__Information supplied__:
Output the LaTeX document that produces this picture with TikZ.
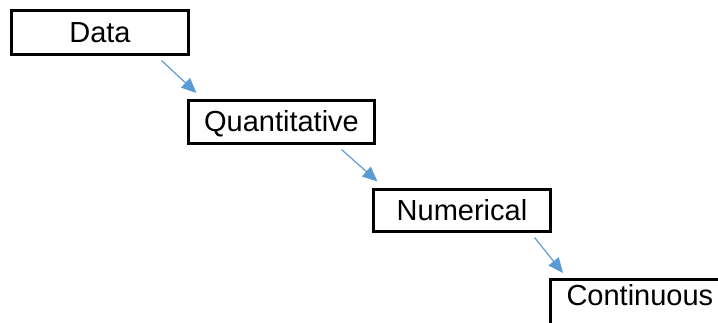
\documentclass[tikz,border=0pt]{standalone}
\usepackage{fontspec}
\setmainfont{Liberation Sans}
\usetikzlibrary{arrows.meta,calc}
\definecolor{arrblue}{HTML}{5B9BD5}
\begin{document}
\begin{tikzpicture}[x=1pt,y=-1pt,
  box/.style={draw=black, line width=3pt, rectangle, inner sep=0pt,
    font=\fontsize{29}{35}\selectfont, text height=19pt, text depth=0pt},
  conn/.style={draw=arrblue, line width=1.2pt, -{Triangle[length=15pt,width=13pt]}}]
\clip (0,0) rectangle (718,322);
\useasboundingbox (0,0) rectangle (718,322);
\node[box, minimum width=177pt, minimum height=44pt] (data) at (100,32.5) {Data};
\node[box, minimum width=186pt, minimum height=43pt] (quant) at (281.5,122) {Quantitative};
\node[box, minimum width=177pt, minimum height=42pt] (num) at (462,210.5) {Numerical};
\node[box, anchor=north west, inner xsep=16.5pt, inner ysep=7.5pt, text depth=30pt] (cont) at (548.5,277.5) {Continuous};
\draw[conn] ($(data.south east)+(-28.5,4.5)$) -- ($(quant.north west)+(9.5,-6)$);
\draw[conn] ($(quant.south east)+(-34.5,4.5)$) -- ($(num.north west)+(5.5,-6.5)$);
\draw[conn] ($(num.south east)+(-17.5,4.5)$) -- ($(cont.north west)+(14.5,-4.5)$);
\end{tikzpicture}
\end{document}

__Task brief__:
Transcribe the whole listing exactly. Pictures stay out of your copy.

__Finished exercise__:
Output the LaTeX document that produces this picture with TikZ.
\documentclass[tikz,border=0pt]{standalone}
\usepackage{fontspec}
\setmainfont{Liberation Sans}
\usetikzlibrary{arrows.meta,calc}
\definecolor{arrblue}{HTML}{5B9BD5}
\begin{document}
\begin{tikzpicture}[x=1pt,y=-1pt,
  box/.style={draw=black, line width=3pt, rectangle, inner sep=0pt,
    font=\fontsize{29}{35}\selectfont, text height=19pt, text depth=0pt},
  conn/.style={draw=arrblue, line width=1.2pt, -{Triangle[length=15pt,width=13pt]}}]
\clip (0,0) rectangle (718,322);
\useasboundingbox (0,0) rectangle (718,322);
\node[box, minimum width=177pt, minimum height=44pt] (data) at (100,32.5) {Data};
\node[box, minimum width=186pt, minimum height=43pt] (quant) at (281.5,122) {Quantitative};
\node[box, minimum width=177pt, minimum height=42pt] (num) at (462,210.5) {Numerical};
\node[box, anchor=north west, inner xsep=16.5pt, inner ysep=7.5pt, text depth=30pt] (cont) at (548.5,277.5) {Continuous};
\draw[conn] ($(data.south east)+(-28.5,4.5)$) -- ($(quant.north west)+(9.5,-6)$);
\draw[conn] ($(quant.south east)+(-34.5,4.5)$) -- ($(num.north west)+(5.5,-6.5)$);
\draw[conn] ($(num.south east)+(-17.5,4.5)$) -- ($(cont.north west)+(14.5,-4.5)$);
\end{tikzpicture}
\end{document}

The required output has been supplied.